In linguistics, transformational syntax is a derivational approach to syntax that developed from the extended standard theory of generative grammar originally proposed by Noam Chomsky in his books Syntactic Structures and Aspects of the Theory of Syntax. It emerged from a need to improve on approaches to grammar in structural linguistics.

Particularly in early incarnations, transformational syntax adopted the view that phrase structure grammar must be enriched by a transformational grammar, with syntactic rules or syntactic operations that alter the base structures created by phrase structure rules. In more recent theories, including Government and Binding Theory but especially in Minimalism, the strong distinction between phrase structure and transformational components has largely been abandoned, with operations that build structure (phrase structure rules) and those that change structure (transformational rules) either interleaved, or unified under a single operation (as in the Minimalist operation Merge).

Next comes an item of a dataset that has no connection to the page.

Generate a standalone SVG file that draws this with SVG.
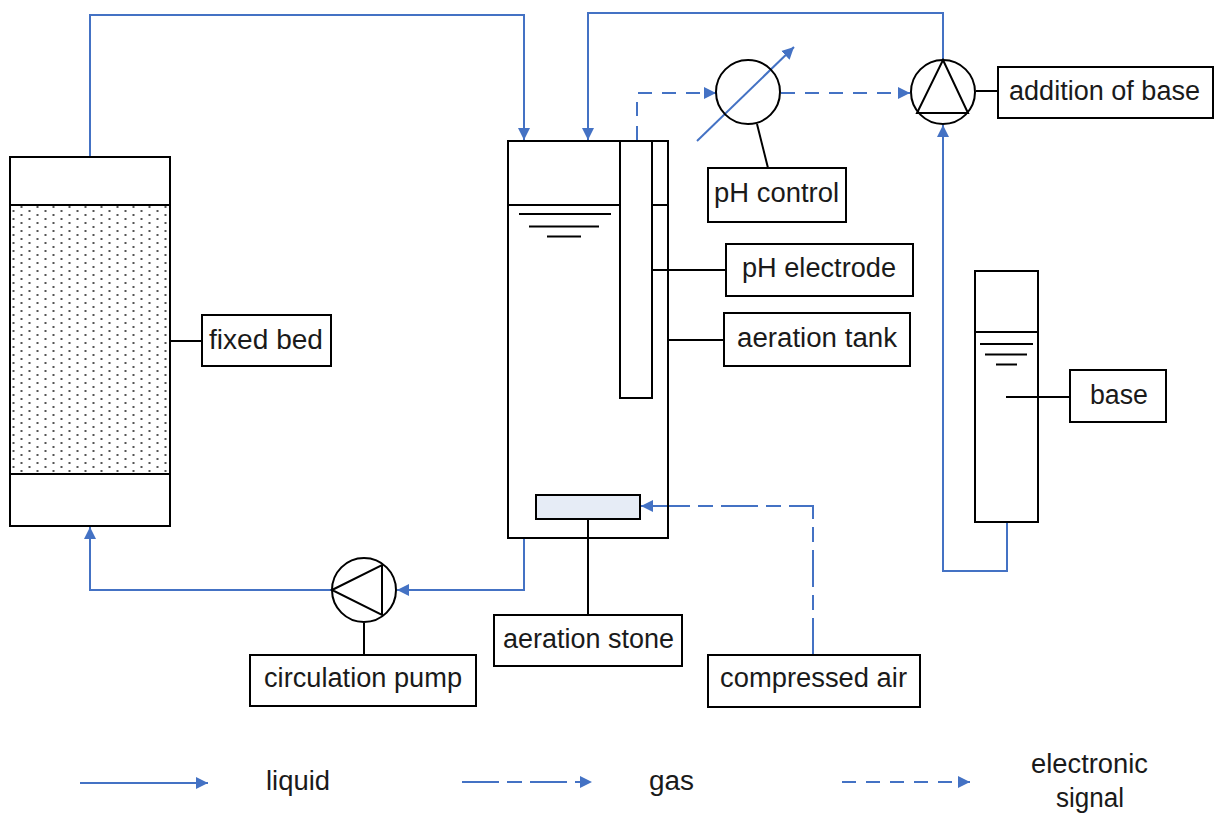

According to the Chomskyan tradition, language acquisition is easy for children because they are born with a universal grammar in their minds. The tradition also distinguishes between linguistic competence, what a person knows of a language, and linguistic performance, how a person uses it. Finally, grammars and metagrammars are ranked by three levels of adequacy: observational, descriptive, and explanatory. A core aspect of the original Standard Theory is a distinction between two different representations of a sentence, called deep structure and surface structure. The two representations are linked to each other by a set of transformation rules, the totality of these rules is what constitute grammar, and what a grammatical description of a language should present. Under this theory, a speaker must have access to both structures to interpret an expression.